Question

A heterozygous brown-eyed human female who is color blind marries a homozygous brown-eyed male who is not color-blind (remember, color-blindness is sex-linked).  Assume that eye color is an autosomal trait and that brown is dominant over blue.

a. Write out genotypes of parents and the Punnett squares for the possible offspring below first (Use the table feature to help and clearly label parental and offspring genotypes):

*What is the probability that any of the offspring produced have the following traits?  (please provide possible genotypes and show mathematical work for full credit)

b. carrier of color blindness?

c. blue-eyed normal vision female?

d. How many copies of the colorblind/normal vision allele do females carry? How many do males carry? Please explain any differences and define any terms.

Be complete and specific in your responses.

Answer 1

# Let's assume XcXc is for colour blind female; XcY is colour blind male. BB is for brown eye and bb is for blue eye (Brown eye is dominant).

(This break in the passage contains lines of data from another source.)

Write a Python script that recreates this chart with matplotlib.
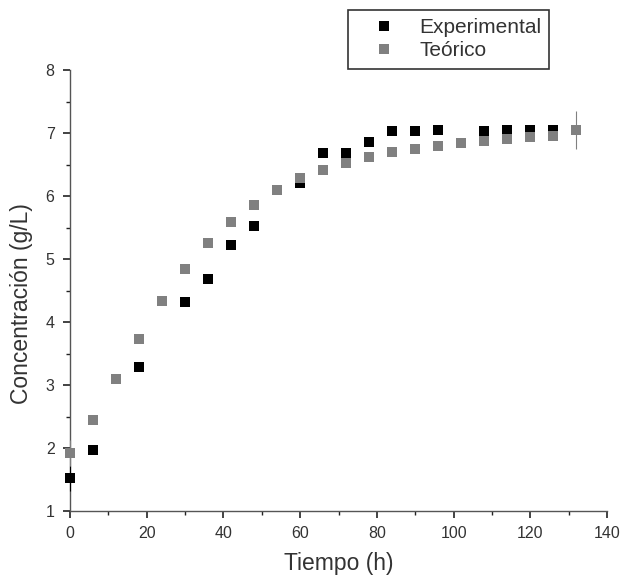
import numpy as np
import matplotlib.pyplot as plt
from matplotlib.ticker import MultipleLocator

plt.rcParams['font.family'] = ['Liberation Sans', 'DejaVu Sans']

# Experimental data
t_exp = [0, 6, 18, 30, 36, 42, 48, 60, 66, 72, 78, 84, 90, 96, 108, 114, 120, 126, 132]
c_exp = [1.52, 1.97, 3.28, 4.32, 4.68, 5.22, 5.52, 6.21, 6.69, 6.69, 6.86, 7.04, 7.03,
         7.05, 7.03, 7.05, 7.05, 7.05, 7.05]
err_exp = [0.2, 0, 0, 0, 0, 0, 0, 0, 0, 0, 0, 0, 0, 0, 0, 0, 0, 0, 0]

# Theoretical model
t_teo = [0, 6, 12, 18, 24, 30, 36, 42, 48, 54, 60, 66, 72, 78, 84, 90, 96, 102, 108,
         114, 120, 126, 132]
c_teo = [1.92, 2.45, 3.10, 3.73, 4.33, 4.84, 5.25, 5.59, 5.86, 6.10, 6.28, 6.42, 6.52,
         6.62, 6.70, 6.75, 6.79, 6.84, 6.87, 6.91, 6.93, 6.95, 7.05]
err_teo = [0.2, 0, 0, 0, 0, 0, 0, 0, 0, 0, 0, 0, 0, 0, 0, 0, 0, 0, 0, 0, 0, 0, 0.3]

fig = plt.figure(figsize=(6.24, 5.84), dpi=100)
ax = fig.add_axes([0.112, 0.125, 0.861, 0.755])

ax.errorbar(t_exp, c_exp, yerr=err_exp, fmt='s', color='black', ms=7, mew=0,
            elinewidth=0.8, capsize=2, label='Experimental', zorder=3, clip_on=False)
ax.errorbar(t_teo, c_teo, yerr=err_teo, fmt='s', color='#808080', ms=7, mew=0,
            elinewidth=0.8, capsize=2, label='Teórico', zorder=4, clip_on=False)

ax.set_xlim(0, 140)
ax.set_ylim(1, 8)
ax.xaxis.set_major_locator(MultipleLocator(20))
ax.xaxis.set_minor_locator(MultipleLocator(10))
ax.yaxis.set_major_locator(MultipleLocator(1))
ax.yaxis.set_minor_locator(MultipleLocator(0.5))
ax.spines['top'].set_visible(False)
ax.spines['right'].set_visible(False)
for s in ['left', 'bottom']:
    ax.spines[s].set_color('#555555')
    ax.spines[s].set_linewidth(1.0)
ax.tick_params(which='major', length=5, width=1.2, labelsize=11.5, color='#222222',
               labelcolor='#333333', pad=6)
ax.tick_params(which='minor', length=3, width=1.0, color='#222222')

ax.set_xlabel('Tiempo (h)', fontsize=16.5, color='#333333', labelpad=8)
ax.set_ylabel('Concentración (g/L)', fontsize=16.5, color='#333333')
ax.yaxis.set_label_coords(-0.068, 0.47)

handles, labels = ax.get_legend_handles_labels()
handles = [h[0] for h in handles]
leg = fig.legend(handles, labels, loc='upper left', bbox_to_anchor=(0.558, 0.983),
                 fontsize=15, frameon=True, fancybox=False, shadow=False,
                 borderaxespad=0, handletextpad=0.4, borderpad=0.4,
                 labelspacing=0.2, handlelength=2.6)
leg.get_frame().set_edgecolor('black')
leg.get_frame().set_linewidth(1.2)
for t in leg.get_texts():
    t.set_color('#333333')

fig.savefig('out.png', dpi=100)
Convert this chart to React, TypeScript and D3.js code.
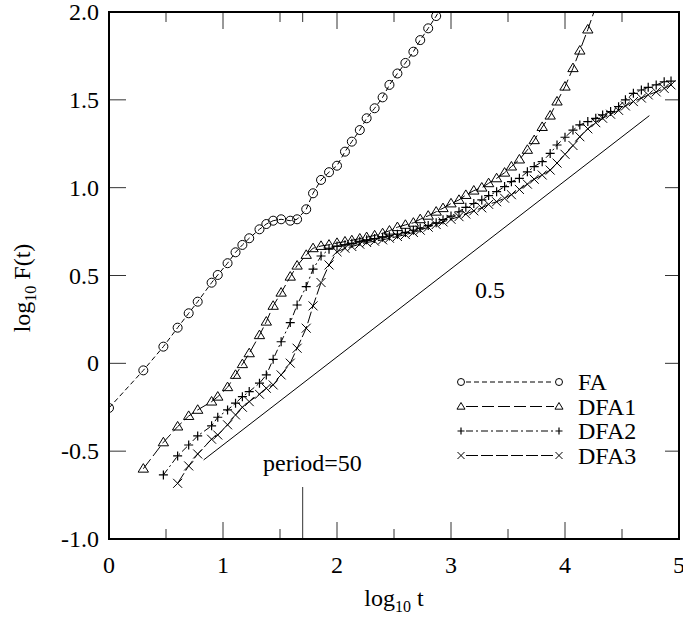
import * as d3 from "d3";

const WIDTH = 683;
const HEIGHT = 617;
const PLOT = { left: 109, right: 679, top: 12, bottom: 539 };

// log10 t positions shared by all series
const xs = [
  0, 0.301, 0.477, 0.602, 0.699, 0.778, 0.9, 0.954, 1.04, 1.11, 1.17, 1.23, 1.32, 1.38,
  1.44, 1.51, 1.59, 1.65, 1.73, 1.79, 1.86, 1.93, 2.0, 2.07, 2.13, 2.2, 2.26, 2.33, 2.4,
  2.46, 2.53, 2.6, 2.67, 2.73, 2.8, 2.87, 2.93, 3.0, 3.07, 3.13, 3.2, 3.27, 3.33, 3.4,
  3.47, 3.53, 3.6, 3.67, 3.73, 3.8, 3.87, 3.93, 4.0, 4.07, 4.13, 4.2, 4.27, 4.33, 4.4,
  4.47, 4.53, 4.6, 4.67, 4.73, 4.8, 4.87, 4.93,
];

// FA starts at xs[0]
const faY = [
  -0.254, -0.04, 0.095, 0.203, 0.285, 0.351, 0.459, 0.503, 0.57, 0.632, 0.674, 0.712,
  0.763, 0.793, 0.812, 0.82, 0.812, 0.82, 0.877, 0.968, 1.044, 1.088, 1.125, 1.205,
  1.262, 1.328, 1.395, 1.452, 1.514, 1.585, 1.65, 1.71, 1.774, 1.84, 1.907, 1.977, 2.04,
];

// DFA1 starts at xs[1]
const dfa1Y = [
  -0.6, -0.45, -0.36, -0.3, -0.265, -0.218, -0.19, -0.136, -0.066, -0.005, 0.057, 0.16,
  0.237, 0.327, 0.402, 0.493, 0.556, 0.617, 0.655, 0.668, 0.675, 0.685, 0.693, 0.7,
  0.71, 0.718, 0.728, 0.74, 0.755, 0.775, 0.788, 0.8, 0.82, 0.84, 0.863, 0.883, 0.91,
  0.93, 0.958, 0.983, 1.0, 1.025, 1.053, 1.085, 1.12, 1.16, 1.215, 1.27, 1.345, 1.41,
  1.49, 1.575, 1.68, 1.78, 1.9, 2.03,
];

// DFA2 starts at xs[2]
const dfa2Y = [
  -0.635, -0.527, -0.465, -0.413, -0.356, -0.307, -0.265, -0.227, -0.19, -0.161, -0.113,
  -0.066, 0.023, 0.123, 0.232, 0.332, 0.437, 0.536, 0.611, 0.65, 0.668, 0.675, 0.683,
  0.695, 0.703, 0.71, 0.718, 0.725, 0.735, 0.745, 0.758, 0.77, 0.785, 0.8, 0.818, 0.838,
  0.863, 0.888, 0.91, 0.93, 0.955, 0.977, 1.006, 1.034, 1.053, 1.09, 1.12, 1.148, 1.195,
  1.243, 1.287, 1.328, 1.357, 1.376, 1.395, 1.414, 1.433, 1.461, 1.5, 1.537, 1.556,
  1.571, 1.585, 1.603, 1.607,
];

// DFA3 starts at xs[3]
const dfa3Y = [
  -0.683, -0.584, -0.516, -0.432, -0.408, -0.35, -0.294, -0.25, -0.218, -0.176, -0.142,
  -0.123, -0.066, 0.001, 0.086, 0.2, 0.327, 0.46, 0.56, 0.635, 0.655, 0.665, 0.678,
  0.688, 0.695, 0.703, 0.712, 0.722, 0.733, 0.745, 0.758, 0.775, 0.79, 0.805, 0.82,
  0.835, 0.85, 0.868, 0.885, 0.905, 0.92, 0.94, 0.96, 0.99, 1.02, 1.048, 1.072, 1.1,
  1.14, 1.19, 1.24, 1.29, 1.335, 1.37, 1.395, 1.418, 1.44, 1.465, 1.49, 1.51, 1.528,
  1.545, 1.565, 1.585,
];

const refLine: [number, number][] = [
  [0.83, -0.55],
  [4.74, 1.41],
];

const xTicks = [0, 1, 2, 3, 4, 5];
const xMinor = [0.5, 1.5, 2.5, 3.5, 4.5];
const yTicks = [-1, -0.5, 0, 0.5, 1, 1.5, 2];
const yTickLabels = ["-1.0", "-0.5", "0", "0.5", "1.0", "1.5", "2.0"];
const periodX = 1.699;

const seriesNames = ["FA", "DFA1", "DFA2", "DFA3"];
const seriesStart = [0, 1, 2, 3];
const seriesY = [faY, dfa1Y, dfa2Y, dfa3Y];
const dashes = ["5,3", "12,4", "7,3,2,3", "12,3"];
const symbols = ["circle", "triangle", "plus", "cross"];

const FONT = "'Liberation Serif', 'Times New Roman', Times, serif";

const Marker = ({ kind, x, y, s }: { kind: string; x: number; y: number; s: number }) => {
  if (kind === "circle") {
    return <circle cx={x} cy={y} r={s} fill="none" stroke="black" strokeWidth={1} />;
  }
  if (kind === "triangle") {
    const h = s * 1.9;
    const w = s * 1.15;
    return (
      <path
        d={`M${x},${y - h * 0.6}L${x + w},${y + h * 0.4}L${x - w},${y + h * 0.4}Z`}
        fill="none"
        stroke="black"
        strokeWidth={1}
      />
    );
  }
  if (kind === "plus") {
    return (
      <path
        d={`M${x - s},${y}H${x + s}M${x},${y - s}V${y + s}`}
        stroke="black"
        strokeWidth={1.2}
      />
    );
  }
  return (
    <path
      d={`M${x - s},${y - s}L${x + s},${y + s}M${x - s},${y + s}L${x + s},${y - s}`}
      stroke="black"
      strokeWidth={1}
    />
  );
};

export default function App() {
  const x = d3.scaleLinear().domain([0, 5]).range([PLOT.left, PLOT.right]);
  const y = d3.scaleLinear().domain([-1, 2]).range([PLOT.bottom, PLOT.top]);

  const line = d3
    .line<[number, number]>()
    .x((d) => x(d[0]))
    .y((d) => y(d[1]));

  const series = seriesNames.map((name, i) => ({
    name,
    dash: dashes[i],
    symbol: symbols[i],
    points: seriesY[i].map((v, j) => [xs[seriesStart[i] + j], v] as [number, number]),
  }));

  const legendY = [382, 406.5, 431, 455.5];

  return (
    <svg
      width={WIDTH}
      height={HEIGHT}
      style={{ position: "absolute", left: 0, top: 0, background: "white", fontFamily: FONT }}
    >
      <defs>
        <clipPath id="plot">
          <rect
            x={PLOT.left}
            y={PLOT.top}
            width={PLOT.right - PLOT.left}
            height={PLOT.bottom - PLOT.top}
          />
        </clipPath>
      </defs>

      {/* ticks */}
      <g stroke="#333" strokeWidth={1}>
        {xTicks.map((t) => (
          <g key={"xt" + t}>
            <line x1={x(t)} x2={x(t)} y1={PLOT.bottom} y2={PLOT.bottom - 17} />
            <line x1={x(t)} x2={x(t)} y1={PLOT.top} y2={PLOT.top + 17} />
          </g>
        ))}
        {xMinor.map((t) => (
          <g key={"xm" + t}>
            <line x1={x(t)} x2={x(t)} y1={PLOT.bottom} y2={PLOT.bottom - 10} />
            <line x1={x(t)} x2={x(t)} y1={PLOT.top} y2={PLOT.top + 10} />
          </g>
        ))}
        {yTicks.map((t) => (
          <g key={"yt" + t}>
            <line x1={PLOT.left} x2={PLOT.left + 17} y1={y(t)} y2={y(t)} />
            <line x1={PLOT.right} x2={PLOT.right - 14} y1={y(t)} y2={y(t)} />
          </g>
        ))}
        <line x1={x(periodX)} x2={x(periodX)} y1={PLOT.top} y2={PLOT.top + 10} />
        <line x1={x(periodX)} x2={x(periodX)} y1={PLOT.bottom} y2={PLOT.bottom - 52} />
      </g>

      {/* data */}
      <g clipPath="url(#plot)">
        <path d={line(refLine) ?? ""} fill="none" stroke="black" strokeWidth={1} />
        {series.map((s) => (
          <g key={s.name}>
            <path
              d={line(s.points) ?? ""}
              fill="none"
              stroke="black"
              strokeWidth={1}
              strokeDasharray={s.dash}
            />
            {s.points.map((p, j) => (
              <Marker key={j} kind={s.symbol} x={x(p[0])} y={y(p[1])} s={4.5} />
            ))}
          </g>
        ))}
      </g>

      {/* frame */}
      <rect
        x={PLOT.left}
        y={PLOT.top}
        width={PLOT.right - PLOT.left}
        height={PLOT.bottom - PLOT.top}
        fill="none"
        stroke="black"
        strokeWidth={2}
      />

      {/* tick labels */}
      <g fontSize={24} fill="black">
        {xTicks.map((t) => (
          <text key={"xl" + t} x={x(t)} y={PLOT.bottom + 34} textAnchor="middle">
            {t}
          </text>
        ))}
        {yTicks.map((t, i) => (
          <text
            key={"yl" + t}
            x={PLOT.left - 10}
            y={y(t)}
            textAnchor="end"
            dominantBaseline="central"
          >
            {yTickLabels[i]}
          </text>
        ))}
      </g>

      {/* axis titles */}
      <text x={394} y={606} textAnchor="middle" fontSize={24}>
        log
        <tspan fontSize={16} dy={6}>
          10
        </tspan>
        <tspan dy={-6}> t</tspan>
      </text>
      <text
        transform={`translate(30,288) rotate(-90)`}
        textAnchor="middle"
        fontSize={24}
      >
        log
        <tspan fontSize={16} dy={6}>
          10
        </tspan>
        <tspan dy={-6}> F(t)</tspan>
      </text>

      {/* annotations */}
      <text x={263} y={471} fontSize={24}>
        period=50
      </text>
      <text x={475} y={298} fontSize={24}>
        0.5
      </text>

      {/* legend */}
      {series.map((s, i) => (
        <g key={"lg" + s.name}>
          <line
            x1={466}
            x2={554}
            y1={legendY[i]}
            y2={legendY[i]}
            stroke="black"
            strokeWidth={1}
            strokeDasharray={s.dash}
          />
          <Marker kind={s.symbol} x={461} y={legendY[i]} s={3.5} />
          <Marker kind={s.symbol} x={559} y={legendY[i]} s={3.5} />
          <text x={578} y={legendY[i]} fontSize={24} dominantBaseline="central">
            {s.name}
          </text>
        </g>
      ))}
    </svg>
  );
}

Genotype for heterozygous brown eyed colur blind female is Bb XcXc.

Genotype for homozygous brown eyed normal male is BB XY.

Bb XcXc X  BB XY

The possible gametes are BXc, bXc, BX,BY

a. Punnette square

	BX	BY
BXc	BB XcX	BBXcY
bXc	BbXcX	BbXcY

BB XcX ; Brown eyed carrier female

BBXcY ; Brown eyed colour blind male

BbXcX ; Brown eyed carrier female

BbXcY ; Brown eyed colour blind male

b. 50% of the female offspring will be carrier.

c. There is no blue eyed female.

d. For a normal vision, Male should not carry any colour blind allele. Even a single colour blind allele causes colour blind vision in a male. But, if female contains one color bind allele, they will show normal vision but they will act as a carrier. If they have colour blind then, both the allele should be colour blind.